Tricky network upgrades are causing many enterprises to throw up their hands and simply not do any upgrading at all, according to Cato Networks.
Nearly half of the organizations the company recently surveyed (40 percent) say they have “no plans to upgrade their network” at all in 2017. If that’s true, security will likely suffer.
The Israel-based firm, which offers security solutions that function in the cloud rather than locally, says although enterprises know there are security threats out there, such as a rise in ransomware, many are simply not going to do anything about it next year—at all.
Why enterprises aren't upgrading their networks
The reason is that it’s just too overwhelmingly thorny to upgrade networks—and that costs money to address.
It’s “likely due to a lack of return on investment on existing approaches claiming to solve for the cost and complexity conundrum,” the company says a bit confusingly in its report.
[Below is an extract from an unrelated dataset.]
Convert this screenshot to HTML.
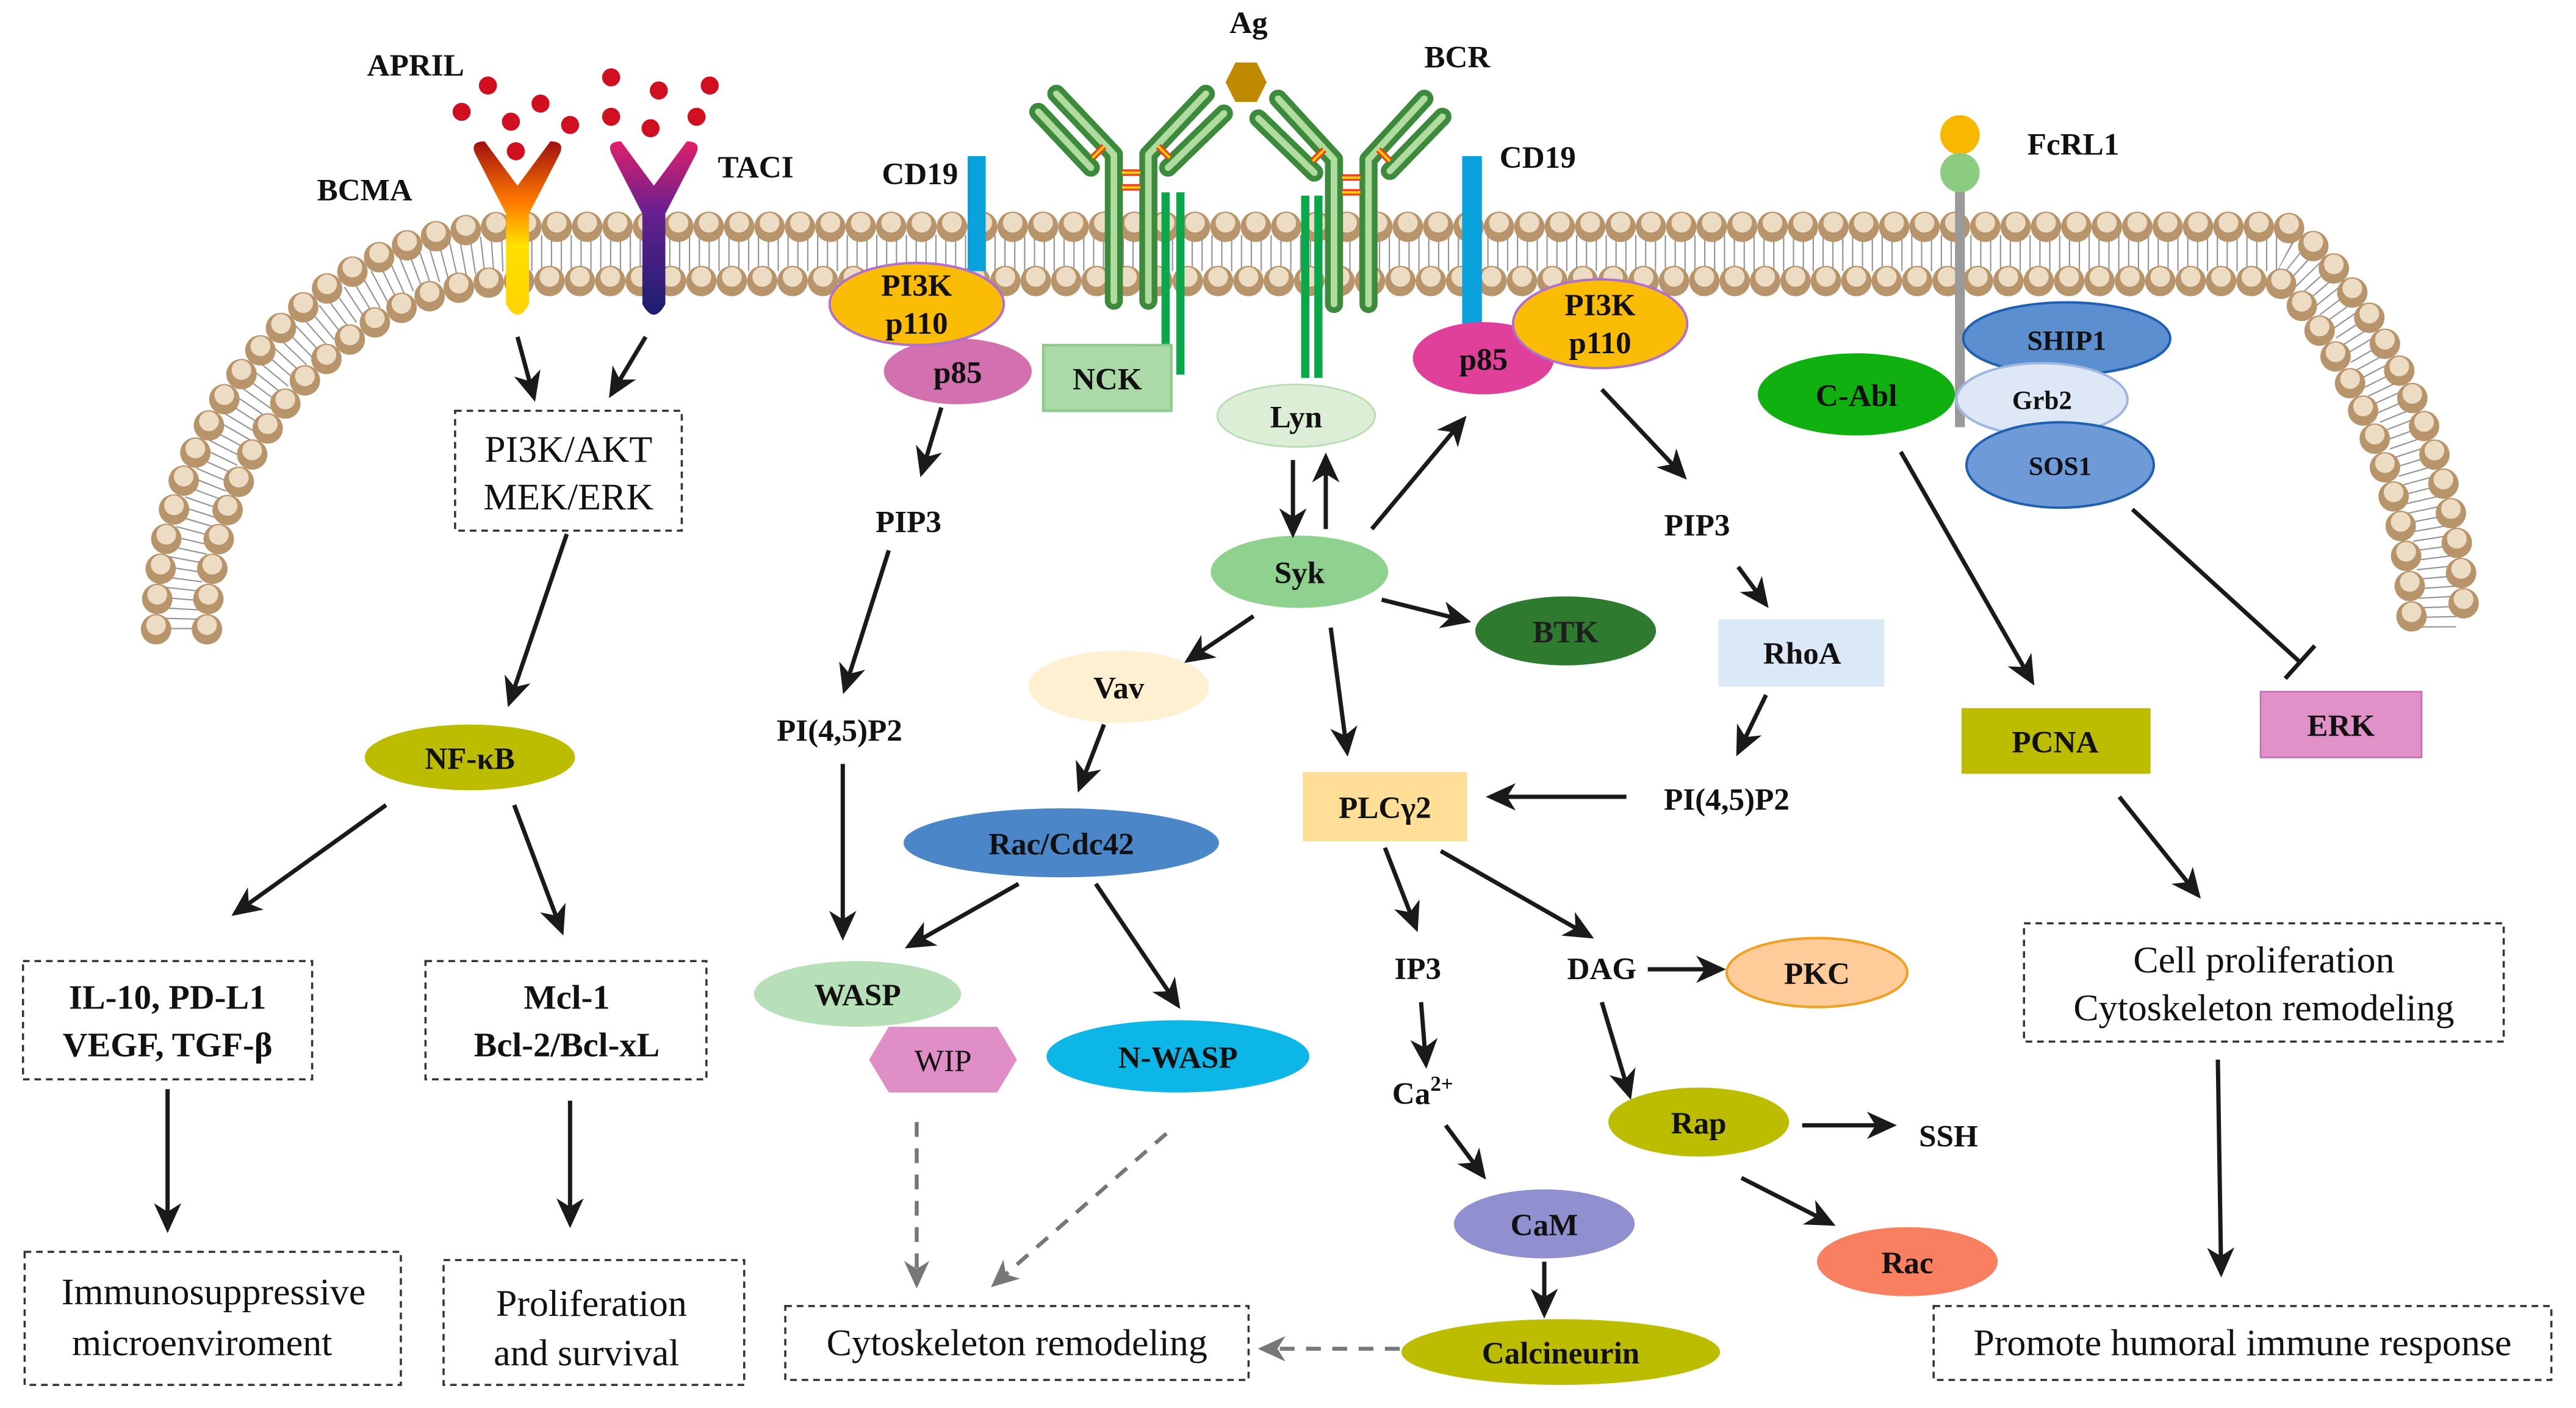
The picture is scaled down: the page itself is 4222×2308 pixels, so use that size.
<!DOCTYPE html>
<html><head><meta charset="utf-8"><style>
html,body{margin:0;padding:0;background:#fff;}
svg{display:block;}
text{font-family:"Liberation Serif","DejaVu Serif","Times New Roman",serif;}
.b{font-weight:bold;font-size:19px;fill:#111;text-anchor:middle;font-family:"Liberation Serif","DejaVu Serif",serif;}
.r{font-size:23px;fill:#111;text-anchor:middle;font-family:"Liberation Serif","DejaVu Serif",serif;}
.ar{stroke:#1a1a1a;stroke-width:2.6;fill:none;marker-end:url(#ah);}
.da{stroke:#777;stroke-width:2.4;fill:none;stroke-dasharray:9 7;marker-end:url(#ahg);}
.box{fill:#fff;stroke:#333;stroke-width:1.3;stroke-dasharray:4 3;}
</style></head><body>
<svg width="4222" height="2308" viewBox="0 0 1568 857" xmlns="http://www.w3.org/2000/svg" font-family="'Liberation Serif', 'DejaVu Serif', serif">
<defs>
<marker id="ah" markerWidth="8" markerHeight="8" refX="6" refY="4" orient="auto" markerUnits="strokeWidth"><path d="M0,0.8 L7,4 L0,7.2 L2,4 z" fill="#1a1a1a"/></marker>
<marker id="ahg" markerWidth="8" markerHeight="8" refX="6" refY="4" orient="auto" markerUnits="strokeWidth"><path d="M0,0.8 L7,4 L0,7.2 L2,4 z" fill="#777"/></marker>
<linearGradient id="gb" x1="0" y1="0" x2="0" y2="1"><stop offset="0" stop-color="#a01010"/><stop offset="0.35" stop-color="#ff7a00"/><stop offset="0.6" stop-color="#ffe000"/><stop offset="1" stop-color="#ffd400"/></linearGradient>
<linearGradient id="gt" x1="0" y1="0" x2="0" y2="1"><stop offset="0" stop-color="#e0206a"/><stop offset="0.4" stop-color="#6a2090"/><stop offset="1" stop-color="#1a1e70"/></linearGradient>
</defs>

<path d="M110,383 C110,268 200,154 312,154 L1388,154 C1400,154 1484,240 1484,383" fill="none" stroke="#666" stroke-width="22" stroke-dasharray="0.8 5.2" opacity="0.7"/>
<g fill="none" stroke-linecap="round">
<path d="M95,383 C95,260 190,138 310,138 L1390,138 C1410,138 1500,250 1500,383" stroke="#b8946a" stroke-width="18.5" stroke-dasharray="0 18.5"/>
<path d="M126,383 C126,275 210,171 315,171 L1385,171 C1395,171 1468,265 1468,383" stroke="#b8946a" stroke-width="18.5" stroke-dasharray="0 18.5"/>
<path d="M95,383 C95,260 190,138 310,138 L1390,138 C1410,138 1500,250 1500,383" stroke="#ecdcc3" stroke-width="12" stroke-dasharray="0 18.5" transform="translate(0,-2.5)"/>
<path d="M126,383 C126,275 210,171 315,171 L1385,171 C1395,171 1468,265 1468,383" stroke="#ecdcc3" stroke-width="12" stroke-dasharray="0 18.5" transform="translate(0,-2.5)"/>
</g>

<g fill="#d01020">
<circle cx="281" cy="68" r="5.5"/><circle cx="297" cy="52" r="5.5"/><circle cx="311" cy="74" r="5.5"/><circle cx="329" cy="63" r="5.5"/><circle cx="347" cy="76" r="5.5"/><circle cx="314" cy="92" r="5.5"/>
<circle cx="372" cy="47" r="5.5"/><circle cx="401" cy="55" r="5.5"/><circle cx="432" cy="52" r="5.5"/><circle cx="372" cy="71" r="5.5"/><circle cx="396" cy="78" r="5.5"/><circle cx="424" cy="71" r="5.5"/>
</g>
<text class="b" x="253" y="46">APRIL</text>
<text class="b" x="222" y="122">BCMA</text>
<text class="b" x="460" y="108">TACI</text>
<path d="M290,95 Q285,86 295,86 L315,113 L335,86 Q345,86 340,95 L322,130 L322,185 Q315,198 308,185 L308,130 Z" fill="url(#gb)"/>
<path d="M373,95 Q368,86 378,86 L398,113 L418,86 Q428,86 423,95 L405,130 L405,185 Q398,198 391,185 L391,130 Z" fill="url(#gt)"/>

<rect x="589" y="95" width="11" height="70" fill="#0aa2dd"/>
<rect x="890" y="95" width="12" height="103" fill="#0aa2dd"/>
<text class="b" x="560" y="112">CD19</text>
<text class="b" x="936" y="102">CD19</text>

<g fill="#0aa84a"><rect x="707" y="117" width="5" height="111"/><rect x="716" y="117" width="5" height="111"/><rect x="792" y="119" width="5" height="111"/><rect x="800" y="119" width="5" height="111"/></g>

<g stroke-linecap="round" stroke-linejoin="round" fill="none">
<g stroke="#3c8a3c" stroke-width="11">
<path d="M678,183 L678,94 L643,57"/><path d="M699,183 L699,94 L734,57"/>
<path d="M664,102 L632,68"/><path d="M711,102 L745,69"/>
<path d="M812,185 L812,97 L778,60"/><path d="M833,185 L833,97 L867,60"/>
<path d="M800,105 L766,72"/><path d="M846,104 L878,71"/>
</g>
<g stroke="#b0dca0" stroke-width="4">
<path d="M678,183 L678,94 L643,57"/><path d="M699,183 L699,94 L734,57"/>
<path d="M664,102 L632,68"/><path d="M711,102 L745,69"/>
<path d="M812,185 L812,97 L778,60"/><path d="M833,185 L833,97 L867,60"/>
<path d="M800,105 L766,72"/><path d="M846,104 L878,71"/>
</g>
</g>
<g stroke="#f04020" stroke-width="4">
<line x1="683" y1="105" x2="694" y2="105"/><line x1="683" y1="114" x2="694" y2="114"/>
<line x1="817" y1="108" x2="828" y2="108"/><line x1="817" y1="117" x2="828" y2="117"/>
<line x1="665" y1="96" x2="672" y2="89"/><line x1="705" y1="89" x2="712" y2="96"/>
<line x1="799" y1="98" x2="806" y2="91"/><line x1="839" y1="91" x2="846" y2="98"/></g>
<g stroke="#ffd000" stroke-width="1.5">
<line x1="683" y1="105" x2="694" y2="105"/><line x1="683" y1="114" x2="694" y2="114"/>
<line x1="817" y1="108" x2="828" y2="108"/><line x1="817" y1="117" x2="828" y2="117"/>
<line x1="665" y1="96" x2="672" y2="89"/><line x1="705" y1="89" x2="712" y2="96"/>
<line x1="799" y1="98" x2="806" y2="91"/><line x1="839" y1="91" x2="846" y2="98"/></g>
<polygon points="746,50 752,38 765,38 771,50 765,62 752,62" fill="#c08a00"/>
<text class="b" x="760" y="20">Ag</text>
<text class="b" x="887" y="41">BCR</text>

<rect x="1190" y="105" width="6" height="155" fill="#9a9a9a"/>
<circle cx="1193" cy="82" r="12" fill="#f9b800"/>
<circle cx="1193" cy="105" r="12" fill="#8ccc80"/>
<text class="b" x="1262" y="94">FcRL1</text>

<ellipse cx="583" cy="226" rx="45" ry="20" fill="#d270b0"/>
<text class="b" x="583" y="233">p85</text>
<ellipse cx="558" cy="185" rx="53" ry="25" fill="#fbbc05" stroke="#b070d0" stroke-width="1.5"/>
<text class="b" x="558" y="180">PI3K</text><text class="b" x="558" y="203">p110</text>
<rect x="635" y="210" width="78" height="40" fill="#abd9a8" stroke="#8cc88a" stroke-width="1.5"/>
<text class="b" x="674" y="237">NCK</text>

<rect class="box" x="277" y="250" width="138" height="73"/>
<text class="r" x="346" y="281">PI3K/AKT</text><text class="r" x="346" y="310">MEK/ERK</text>
<ellipse cx="286" cy="461" rx="64" ry="20" fill="#bcbc00"/>
<text class="b" x="286" y="468">NF-κB</text>
<rect class="box" x="14" y="585" width="176" height="72"/>
<text class="b" x="102" y="614" style="font-size:21px">IL-10, PD-L1</text><text class="b" x="102" y="643" style="font-size:21px">VEGF, TGF-β</text>
<rect class="box" x="259" y="585" width="171" height="72"/>
<text class="b" x="345" y="614" style="font-size:21px">Mcl-1</text><text class="b" x="345" y="643" style="font-size:21px">Bcl-2/Bcl-xL</text>
<rect class="box" x="15" y="762" width="229" height="81"/>
<text class="r" x="130" y="794">Immunosuppressive</text><text class="r" x="123" y="825">microenviroment</text>
<rect class="box" x="270" y="767" width="183" height="76"/>
<text class="r" x="360" y="801">Proliferation</text><text class="r" x="357" y="831">and survival</text>

<text class="b" x="553" y="324">PIP3</text>
<text class="b" x="511" y="451">PI(4,5)P2</text>

<ellipse cx="789" cy="253" rx="48" ry="19" fill="#dcefd6" stroke="#b6dcb0"/>
<text class="b" x="789" y="260">Lyn</text>
<ellipse cx="791" cy="348" rx="54" ry="22" fill="#8fd28f"/>
<text class="b" x="791" y="355">Syk</text>
<ellipse cx="681" cy="418" rx="55" ry="22" fill="#fff0d2"/>
<text class="b" x="681" y="425">Vav</text>
<ellipse cx="646" cy="513" rx="96" ry="21" fill="#4a86c8"/>
<text class="b" x="646" y="520">Rac/Cdc42</text>
<ellipse cx="522" cy="605" rx="63" ry="20" fill="#b8e0b8"/>
<text class="b" x="522" y="612">WASP</text>
<polygon points="529,645 541,625 607,625 619,645 607,665 541,665" fill="#e08ec6"/>
<text class="r" x="574" y="652" style="font-size:19px">WIP</text>
<ellipse cx="717" cy="643" rx="80" ry="22" fill="#0cb6e6"/>
<text class="b" x="717" y="650">N-WASP</text>
<rect class="box" x="478" y="795" width="282" height="45"/>
<text class="r" x="619" y="825">Cytoskeleton remodeling</text>

<ellipse cx="953" cy="384" rx="55" ry="21" fill="#2e7a2e"/>
<text class="b" x="953" y="391" style="fill:#1e1e1e">BTK</text>
<rect x="793" y="470" width="100" height="42" fill="#ffdf98"/>
<text class="b" x="843" y="498">PLCγ2</text>

<ellipse cx="903" cy="218" rx="43" ry="22" fill="#e0409a"/>
<text class="b" x="903" y="225">p85</text>
<ellipse cx="974" cy="197" rx="53" ry="27" fill="#fbbc05" stroke="#b070d0" stroke-width="1.5"/>
<text class="b" x="974" y="192">PI3K</text><text class="b" x="974" y="215">p110</text>
<text class="b" x="1033" y="326">PIP3</text>
<rect x="1046" y="377" width="101" height="41" fill="#dbe8f5"/>
<text class="b" x="1097" y="404">RhoA</text>
<text class="b" x="1051" y="493">PI(4,5)P2</text>

<text class="b" x="863" y="596">IP3</text>
<text class="b" x="975" y="596">DAG</text>
<ellipse cx="1106" cy="592" rx="55" ry="21" fill="#ffcc99" stroke="#f0a020" stroke-width="1.5"/>
<text class="b" x="1106" y="599">PKC</text>
<text class="b" x="866" y="672">Ca<tspan dy="-8" style="font-size:13px">2+</tspan></text>
<ellipse cx="940" cy="745" rx="55" ry="21" fill="#9090d0"/>
<text class="b" x="940" y="752">CaM</text>
<ellipse cx="950" cy="823" rx="97" ry="20" fill="#bcbc00"/>
<text class="b" x="950" y="830">Calcineurin</text>
<ellipse cx="1034" cy="683" rx="55" ry="21" fill="#bcbc00"/>
<text class="b" x="1034" y="690">Rap</text>
<text class="b" x="1186" y="698">SSH</text>
<ellipse cx="1161" cy="768" rx="55" ry="21" fill="#f88060"/>
<text class="b" x="1161" y="775">Rac</text>

<ellipse cx="1130" cy="240" rx="60" ry="25" fill="#10b010"/>
<text class="b" x="1130" y="247">C-Abl</text>
<ellipse cx="1258" cy="206" rx="63" ry="22" fill="#5b8fd0" stroke="#2060b0" stroke-width="1.5"/>
<text class="b" x="1258" y="213" style="font-size:17px">SHIP1</text>
<ellipse cx="1243" cy="243" rx="52" ry="22" fill="#dde7f5" stroke="#a0b8e0" stroke-width="1.5"/>
<text class="b" x="1243" y="249" style="font-size:16px">Grb2</text>
<ellipse cx="1254" cy="283" rx="57" ry="26" fill="#6f9ad8" stroke="#2060b0" stroke-width="1.5"/>
<text class="b" x="1254" y="289" style="font-size:16px">SOS1</text>
<rect x="1194" y="431" width="115" height="40" fill="#bcbc00"/>
<text class="b" x="1251" y="458">PCNA</text>
<rect x="1376" y="421" width="98" height="40" fill="#e092c8" stroke="#c070b0"/>
<text class="b" x="1425" y="448">ERK</text>
<rect class="box" x="1232" y="562" width="292" height="72"/>
<text class="r" x="1378" y="592">Cell proliferation</text><text class="r" x="1378" y="621">Cytoskeleton remodeling</text>
<rect class="box" x="1177" y="795" width="376" height="45"/>
<text class="r" x="1365" y="825">Promote humoral immune response</text>

<path class="ar" d="M315,205 L325,242"/>
<path class="ar" d="M393,205 L372,240"/>
<path class="ar" d="M345,325 L310,428"/>
<path class="ar" d="M235,490 L143,556"/>
<path class="ar" d="M313,490 L342,567"/>
<path class="ar" d="M102,663 L102,748"/>
<path class="ar" d="M347,670 L347,745"/>
<path class="ar" d="M573,248 L561,288"/>
<path class="ar" d="M541,335 L514,420"/>
<path class="ar" d="M513,465 L513,570"/>
<path class="ar" d="M620,538 L553,576"/>
<path class="ar" d="M667,538 L717,612"/>
<path class="da" d="M558,683 L558,782"/>
<path class="da" d="M710,690 L605,782"/>
<path class="ar" d="M787,280 L787,325"/>
<path class="ar" d="M807,322 L807,278"/>
<path class="ar" d="M835,322 L891,255"/>
<path class="ar" d="M763,375 L723,402"/>
<path class="ar" d="M672,441 L657,480"/>
<path class="ar" d="M841,365 L893,378"/>
<path class="ar" d="M810,382 L820,458"/>
<path class="ar" d="M975,237 L1025,290"/>
<path class="ar" d="M1058,345 L1075,368"/>
<path class="ar" d="M1075,423 L1058,458"/>
<path class="ar" d="M990,485 L907,485"/>
<path class="ar" d="M843,516 L862,565"/>
<path class="ar" d="M877,518 L968,570"/>
<path class="ar" d="M1003,590 L1048,590"/>
<path class="ar" d="M865,610 L868,648"/>
<path class="ar" d="M880,685 L903,716"/>
<path class="ar" d="M940,768 L940,800"/>
<path class="ar" d="M975,610 L992,667"/>
<path class="ar" d="M1097,685 L1152,685"/>
<path class="ar" d="M1060,717 L1115,745"/>
<path class="da" d="M852,821 L768,821"/>
<path class="ar" d="M1157,275 L1237,415"/>
<path d="M1298,310 L1400,403" stroke="#1a1a1a" stroke-width="2.6"/>
<path d="M1391,413 L1409,393" stroke="#1a1a1a" stroke-width="2.6"/>
<path class="ar" d="M1290,485 L1338,545"/>
<path class="ar" d="M1350,645 L1352,775"/>
</svg>
</body></html>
They aren't upgrading because of the excessive cost related to the complexity of hybrid security and network connectivity. It’s a case of freezing like a deer in the headlights because the work is overwhelming.
“Complexity [is] stifling progress,” the study says. That results in “paralysis or sub-optimal investments.”
The company says its products can help—as one might expect it to say. Cloud-based firewall as a service (FWaaS) is an example of a solution it sells.
Also part of the problem is that enterprises are implementing too many solutions. “A majority of organizations are quoting between two and five [security] solutions.” A quarter “report having over five.” Bigger organizations—those with more than 1,000 employees—have even more.
The study asked 700 IT people globally about their plans for next year. And it looks good for cloud. Half aim to “eliminate” hardware in 2017, and many say the cloud can be good for infrastructure protection. Forty-one percent say FWaaS, like the kinds of solutions Cato offers, is “the most promising.”
Incremental fixes add to the complexity
To address network issues, many of those not upgrading are applying incremental fixes. Cato says that route only leads to more complexity and entanglements, even though the incremental route is seen as a way to deal with “fragments of the cost and complexity challenge.”
In other words, that won’t work, says Cato. It’ll just be expensive in the long run.
Those “incremental” solutions include “direct internet access for branch offices,” reducing branch “appliance footprints,” migrating from Multiprotocol Label Switching (MPLS) to internet last-mile connectivity, and using SD-WAN to augment MPLS.
An IT skills shortage exacerbates the problem.
“The pace of transformation is low,” Cato says. “Too much time is spent managing the ‘as-is state.’” Its solution: “converged cloud-based network and security [that] will cut costs.”
“Current networking and security architectures are crippling business’ ability to defend” themselves, the vendor’s report concludes.